はじめに
弊社が購入しているデータベースより、AstraZeneca中国の業績情報をまとめてみた。
【左側:売上推移】
・2020年は中国医薬品市場全体と同様、AZ中国の売上も前年比割れ
・売上における医院比率は年々減少
【右側:領域別の医院チャネル業績】
・VBPの影響を受けて、2020年は消化・呼吸・心血管といった領域の売上が大幅減
・新製品の貢献もあり、腫瘤・泌尿領域の売上は増加
AZ中国だが、プロモーション組織は現状以下のような形で構成されている。
・核心医院:5つのBD(それぞれにSales・Marketing等を配置)
・その他チャネル:県域チーム、全国社区チーム、薬局チーム、デジタルチーム
上記で挙げた消化・呼吸・心血管といったVBPによる影響を、「その他チャネル」でカバーしている状況だ。
AZ中国だが、先日したプロモーション組織とは別の形で、「数字化及商業創新(デジタル化及びビジネスイノベーション)」というチームが存在する。
以下は、このチームが8つの都市で推進している取り組みを紹介したパンフレットだ。(先日参加した学会で受領)
政府・産業・学術機関・研究機関・製薬企業・投資会社が連携しながらエコシステムを発展。
イノベーティブな医療サービスモデルや、健康管理~検査~診断~治療~介護までの全プロセスをマネージメントするソリューションを提供しようというものだ。
無錫市での取り組みの1つを紹介しよう。
【肺がん検査Car 公益活動】
(目的)
・早期検査・早期診断・早期治療の重要性を普及。
(検査プロセス)
1.社内で初期診断、AI分析
2.リスクの高い場合、社内でCT検査
3.CT画像が5G通信を通じて肺がん診療センターへ送信
4.CT画像送信から1分以内に、センターの医師チームから治療案が連絡
ちなみにAZ中国の発表だと、2021年末までに1万人以上の郷鎮地域住民へこのサービスを提供する予定だ。

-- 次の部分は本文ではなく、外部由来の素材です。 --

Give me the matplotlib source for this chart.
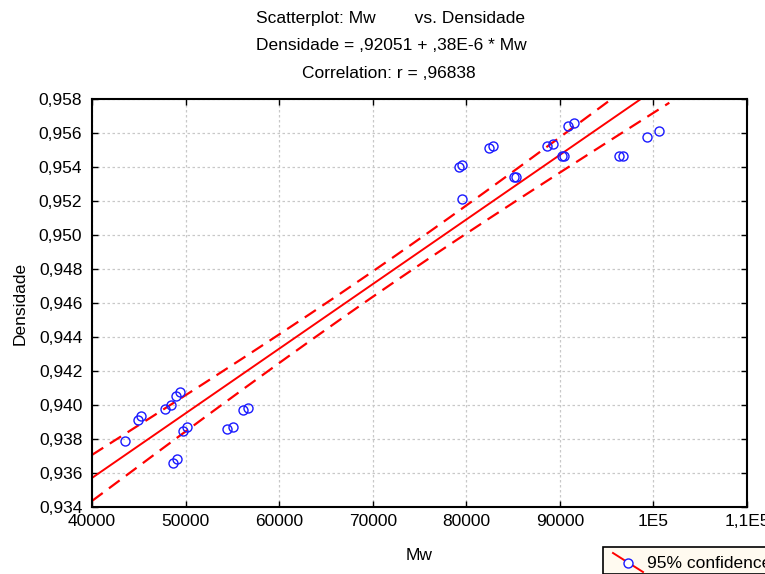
import numpy as np
import matplotlib
matplotlib.use("Agg")
import matplotlib.pyplot as plt
from matplotlib.lines import Line2D
from matplotlib.patches import Rectangle
from matplotlib.ticker import FuncFormatter

plt.rcParams['font.family'] = ['Liberation Sans', 'DejaVu Sans']

# Mw vs Densidade
mw = [43530, 44950, 45210, 47810, 48420, 48980, 49410, 49770, 50190, 48630,
      49060, 54470, 55110, 56120, 56720,
      79250, 79540, 82390, 82810, 79540, 85060, 85270, 88630, 89230, 90880,
      91480, 90240, 90480, 96360, 96760, 99330, 100570]
densidade = [0.93790, 0.93912, 0.93935, 0.93978, 0.94002, 0.94055, 0.94077, 0.93847, 0.93869, 0.93659,
             0.93681, 0.93857, 0.93869, 0.93969, 0.93981,
             0.95402, 0.95412, 0.95510, 0.95524, 0.95212, 0.95343, 0.95343, 0.95524, 0.95534, 0.95643,
             0.95657, 0.95466, 0.95466, 0.95466, 0.95466, 0.95578, 0.95610]
intercept = 0.92051
slope = 0.38e-6
x_ticks = [40000, 50000, 60000, 70000, 80000, 90000, 100000, 110000]
x_ticklabels = ['40000', '50000', '60000', '70000', '80000', '90000', '1E5', '1,1E5']
y_ticks = np.arange(0.934, 0.9581, 0.002)

x = np.array(mw)
y = np.array(densidade)
n = len(x)

# 95% confidence band of the regression line
resid = y - (intercept + slope * x)
s = np.sqrt(np.sum(resid ** 2) / (n - 2))
sxx = np.sum((x - x.mean()) ** 2)
xs = np.linspace(40000, 101700, 200)
fit = intercept + slope * xs
half = 2.042 * s * np.sqrt(1.0 / n + (xs - x.mean()) ** 2 / sxx)

fig = plt.figure(figsize=(7.65, 5.74), dpi=100)
ax = fig.add_axes([92 / 765, 1 - 507 / 574, (747 - 92) / 765, (507 - 99) / 574])

ax.plot(xs, fit, color='red', lw=1.4)
ax.plot(xs, fit + half, color='red', lw=1.6, dashes=(6, 3.5))
ax.plot(xs, fit - half, color='red', lw=1.6, dashes=(6, 3.5))
ax.plot(x, y, 'o', mfc='none', mec='#1a1aff', mew=1.0, ms=6.5, ls='none')

ax.set_xlim(40000, 110000)
ax.set_ylim(0.934, 0.958)
ax.set_xticks(x_ticks)
ax.set_xticklabels(x_ticklabels)
ax.set_yticks(y_ticks)
ax.yaxis.set_major_formatter(FuncFormatter(lambda v, p: ('%.3f' % v).replace('.', ',')))
ax.tick_params(direction='in', length=4, width=1, top=True, right=True, labelsize=12.5, pad=5)
ax.tick_params(axis='y', pad=7)
ax.grid(True, color='#c8c8c8', ls=(0, (2, 2)), lw=0.9)
for sp in ax.spines.values():
    sp.set_linewidth(1.5)

ax.set_xlabel('Mw', fontsize=12.5, labelpad=14)
ax.set_ylabel('Densidade', fontsize=12.5, labelpad=8)

fig.text(0.511, 1 - 18 / 574, 'Scatterplot: Mw        vs. Densidade', ha='center', va='center', fontsize=12.5)
fig.text(0.511, 1 - 45 / 574, 'Densidade = ,92051 + ,38E-6 * Mw', ha='center', va='center', fontsize=12.5)
fig.text(0.508, 1 - 73 / 574, 'Correlation: r = ,96838', ha='center', va='center', fontsize=12.5)

# legend box, cut off at the figure edge as in the original
fig.patches.append(Rectangle((603 / 765, 0), 0.3, (574 - 547) / 574, transform=fig.transFigure,
                             facecolor='#fffaf0', edgecolor='black', lw=1.2))
fig.lines.append(Line2D([613 / 765, 643 / 765], [1 - 553 / 574, 1 - 572 / 574],
                        transform=fig.transFigure, color='red', lw=1.4))
fig.lines.append(Line2D([628 / 765], [1 - 563 / 574], transform=fig.transFigure, marker='o',
                        mfc='white', mec='#1a1aff', ms=6.5, mew=1.0))
fig.text(647 / 765, 1 - 563 / 574, '95% confidence', ha='left', va='center', fontsize=12.5)

fig.savefig('out.png', dpi=100)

地方政府(上記例は無錫市)と連携しつつ、異業種(上記例は医療機器・医療機関・通信)も巻き込みながら、郷鎮・県域の潜在患者を掘り起こそうというAZ中国の思惑が見て取れる。
患者中心へ向けた取り組み
“以患者为中心(患者中心)”は、数年前から中国医療業界で非常によく聞く言葉だ。
AZ中国の数字化及商業創新チームによる取り組みも、患者中心の考えに基づくものと言える。
「年間売上が300億元以上もあるMNCだから、このような取り組みをできるのでは?」
このような質問をされる方もいらっしゃると思う。
しかし、異業種と連携したエコシステム構築に、「健康管理~検査~診断~治療~介護」の視点で取り組んでいる事例は大手MNC以外でも多く発表されている。
VBP、GPO、NRDL新ルール対応といったトピックだけでなく、将来を見据えたイノベーティブな取り組みについてもこれまで以上に交流させてもらいたい。
以上
この記事は各種公開情報・ibg経験等を基に、ibgが内容を作成したものです。